The other approach I thought of was this: keep the URL verbatim, send the 404 status, but use the 404 template to show a search query (WP_query
with 's' parameter) on the relevant words.
This has the advantage that, on strong matches (those that are all but certain to be the "I'm feeling lucky"), I can decide to force an actual 301 redirect. That's not always the case, though: sometimes the actual wanted article is very far down the list. Still, it would work almost fine, except that for some reason pagination is not working on 404s. So now I think one of two things need to be done:
The simple solution, if only possible: somehow make pagination work on the 404 template - since I have no idea why it doesn't already, I don't know if it can be done or how. (Update: most likely it is because the pagination query var/slug is treated as part of the search)

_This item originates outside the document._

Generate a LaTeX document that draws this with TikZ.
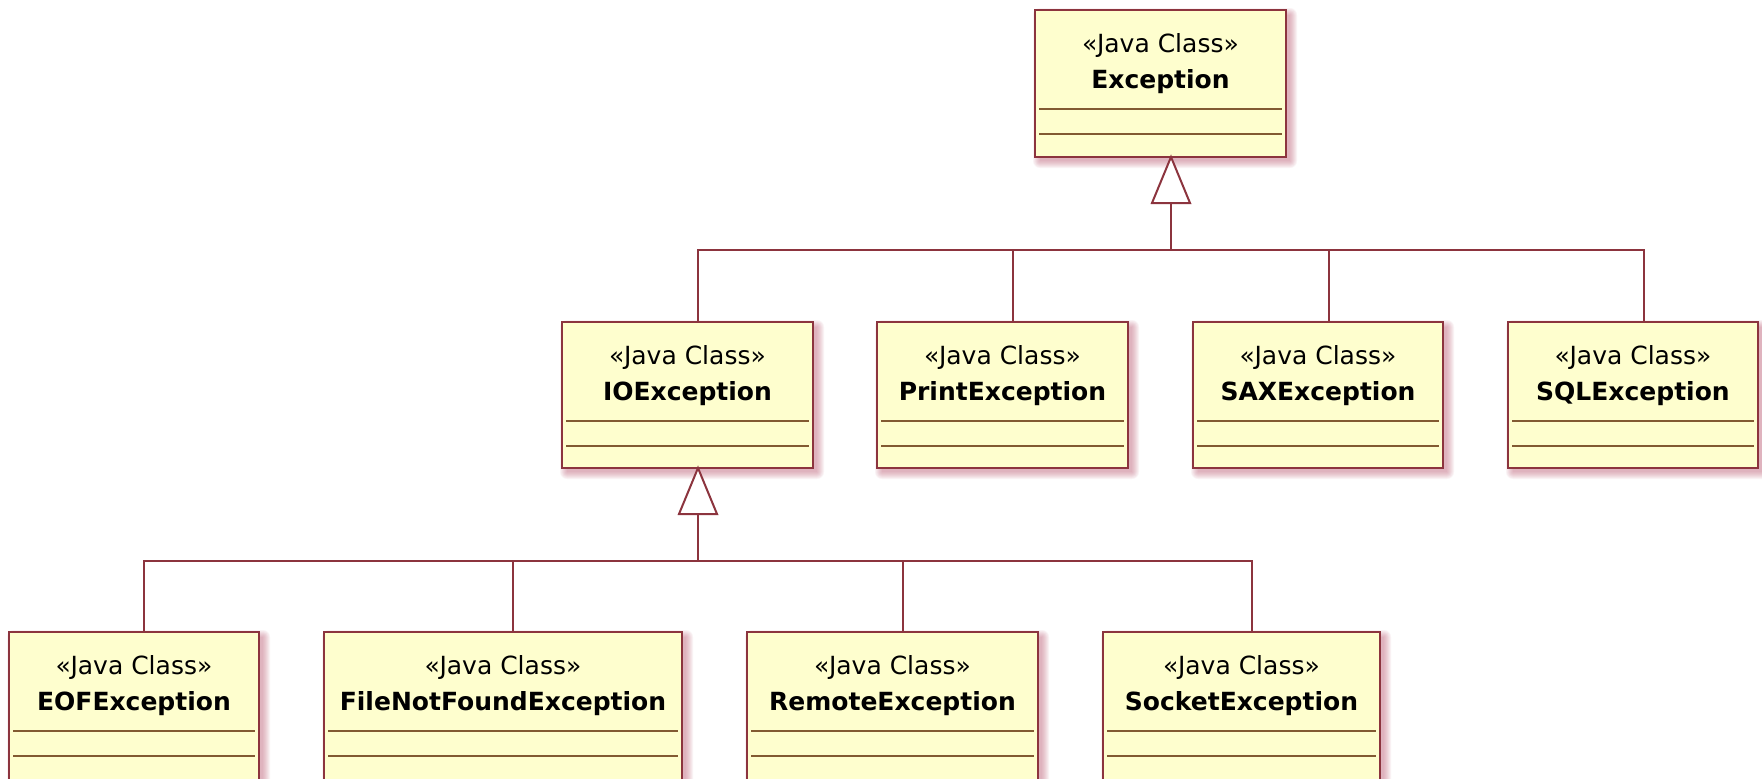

The complicated solution, if only feasible: Use the search template itself. The 'search' slug can be removed completely by hooking into rewrite rules with a
$wp_rewrite->search_base = '';
This theoretically turns almost any url thrown at it into a search. The huge problem is that it also does it for postnames and everything else except categories and tags. So what I get from this is the following: Whenever there's a URL request, Wordpress will look if there is a category matching, then a tag, then it will do a search. Only after that will it look for matching authors, archives, posts etc. If only I could somehow hook into wordpress's internal rules regarding url parsing priority and move the search thing to the end of the list, the problem would be solved.
I'll have to admit that I didn't try any actual code. I don't know where to start from, I don't know exactly what to search for and there also seems to be little documentation for what I want. All I was able to do so far was blind test, as described above.
So the question is if there's any way to do either of the above and how.